Finite electro-elasticity with physics-augmented neural networks

TL;DR

This paper introduces a physics-augmented neural network model for finite electro-elasticity that ensures stability and thermodynamic consistency, demonstrating high accuracy and generalization in modeling complex electro-mechanical materials.

Contribution

It proposes a convex neural network-based constitutive model that respects physical laws and can handle various material behaviors and symmetries, advancing data-driven electro-elasticity modeling.

Findings

Model fulfills polyconvexity, ensuring stability.

Demonstrates excellent generalization on complex materials.

Applicable to various material symmetries and behaviors.

Abstract

In the present work, a machine learning based constitutive model for electro-mechanically coupled material behavior at finite deformations is proposed.
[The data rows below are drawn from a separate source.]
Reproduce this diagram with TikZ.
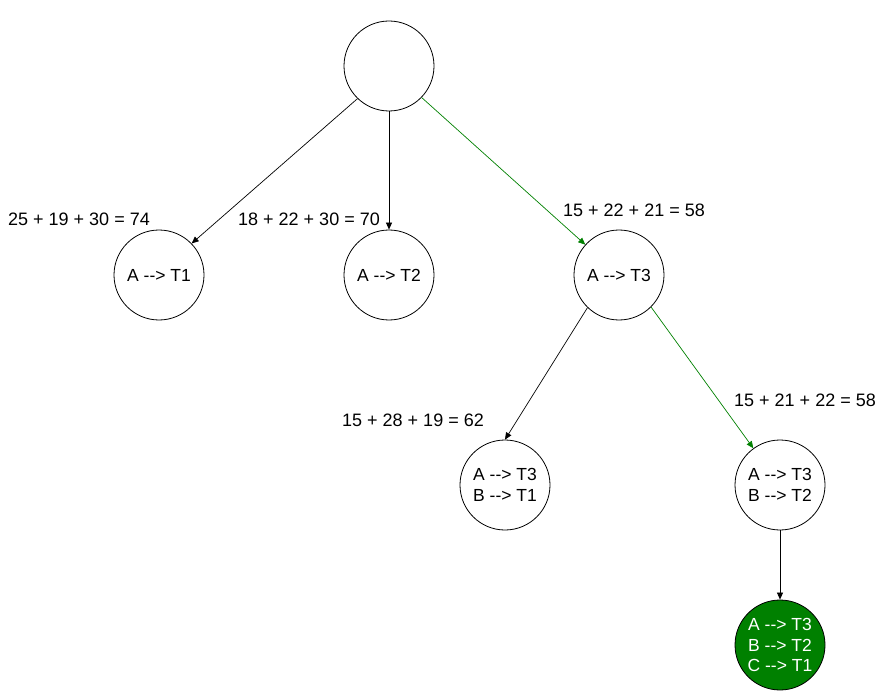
\documentclass[tikz,border=0pt]{standalone}
\usepackage{fontspec}
\newfontfamily\arial{Liberation Sans}
\usepackage{tikz}
\usetikzlibrary{arrows.meta}

\definecolor{okgreen}{RGB}{0,128,0}
\tikzset{
  state/.style={circle,draw,line width=0.8pt,minimum size=90pt,inner sep=0pt,
    align=center,font=\arial\fontsize{17.5}{20.5}\selectfont},
  cost/.style={font=\arial\fontsize{18}{20}\selectfont,inner sep=0pt},
  edge/.style={-{Triangle[length=7pt,width=6pt]},line width=0.7pt},
}

\begin{document}
\begin{tikzpicture}[x=1pt,y=-1pt]
      \useasboundingbox (0,0) rectangle (890,700);

      %第一层
      \node[state] (root) at (389,66) {};

      %第二层
      \node[state] (t1) at (159,275) {A -\kern0pt-\kern0pt> T1};
      \node[state] (t2) at (389,275) {A -\kern0pt-\kern0pt> T2};
      \node[state] (t3) at (619,275) {A -\kern0pt-\kern0pt> T3};

      %第三层
      \node[state] (t3t1) at (505,485) {A -\kern0pt-\kern0pt> T3\\B -\kern0pt-\kern0pt> T1};
      \node[state] (t3t2) at (780,485) {A -\kern0pt-\kern0pt> T3\\B -\kern0pt-\kern0pt> T2};

      %第四层
      \node[state,fill=okgreen,text=white] (best) at (780,645)
        {A -\kern0pt-\kern0pt> T3\\B -\kern0pt-\kern0pt> T2\\C -\kern0pt-\kern0pt> T1};

      \draw[edge] (root.226) -- (t1.44);
      \draw[edge] (root) -- (t2);
      \draw[edge,draw=okgreen] (root.316) -- (t3.138);
      \draw[edge] (t3.226) -- (t3t1.north);
      \draw[edge,draw=okgreen] (t3.315) -- (t3t2.126);
      \draw[edge] (t3t2) -- (best);

      \node[cost] (c1) at (79,219) {25 + 19 + 30 = 74};
      \node[cost] (c2) at (309,219) {18 + 22 + 30 = 70};
      \node[cost] (c3) at (634,210) {15 + 22 + 21 = 58};
      \node[cost] (c4) at (413,420) {15 + 28 + 19 = 62};
      \node[cost] (c5) at (805,400) {15 + 21 + 22 = 58};

\end{tikzpicture}
\end{document}
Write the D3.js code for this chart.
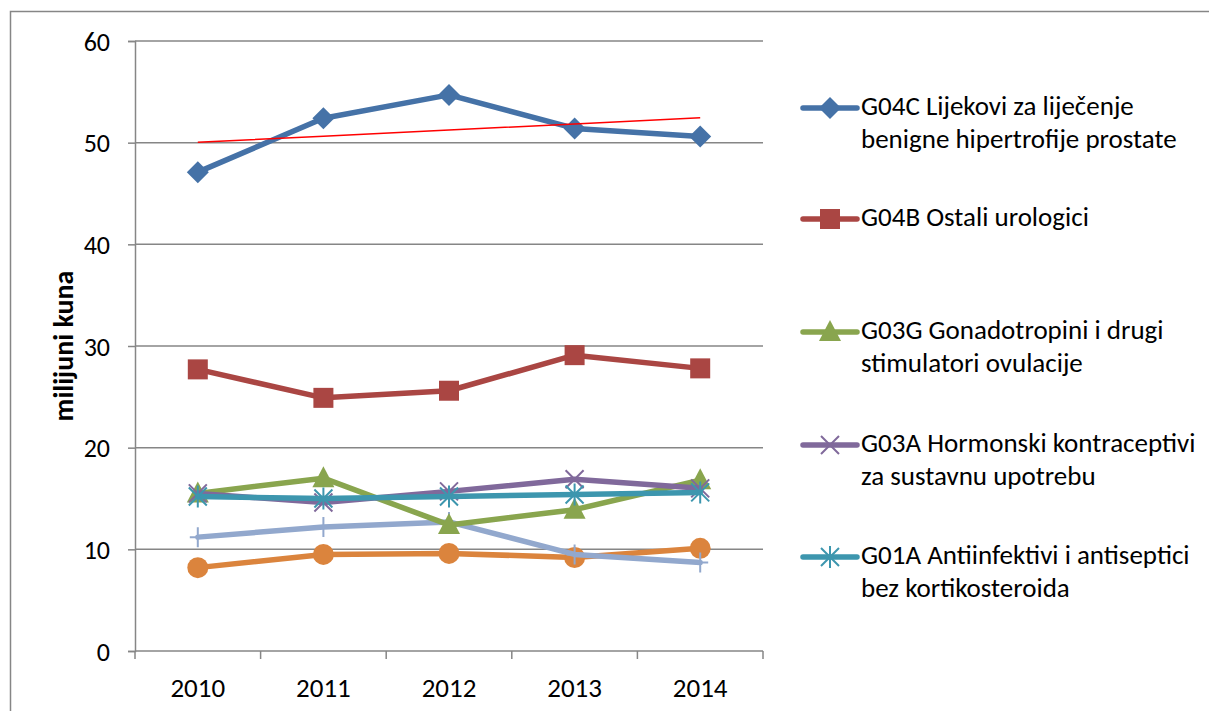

Using different sets of invariants as inputs, an internal energy density is formulated as a convex neural network. In this way, the model fulfills the polyconvexity condition which ensures material stability, as well as thermodynamic consistency, objectivity, material symmetry, and growth conditions. Depending on the considered invariants, this physics-augmented machine learning model can either be applied for compressible or nearly incompressible material behavior, as well as for arbitrary material symmetry classes. The applicability and versatility of the approach is demonstrated by calibrating it on transversely isotropic data generated with an analytical potential, as well as for the effective constitutive modeling of an analytically homogenized, transversely isotropic rank-one laminate composite and a numerically homogenized cubic metamaterial. These examinations show the excellent generalization properties that physics-augmented neural networks offer also for multi-physical material modeling such as nonlinear electro-elasticity.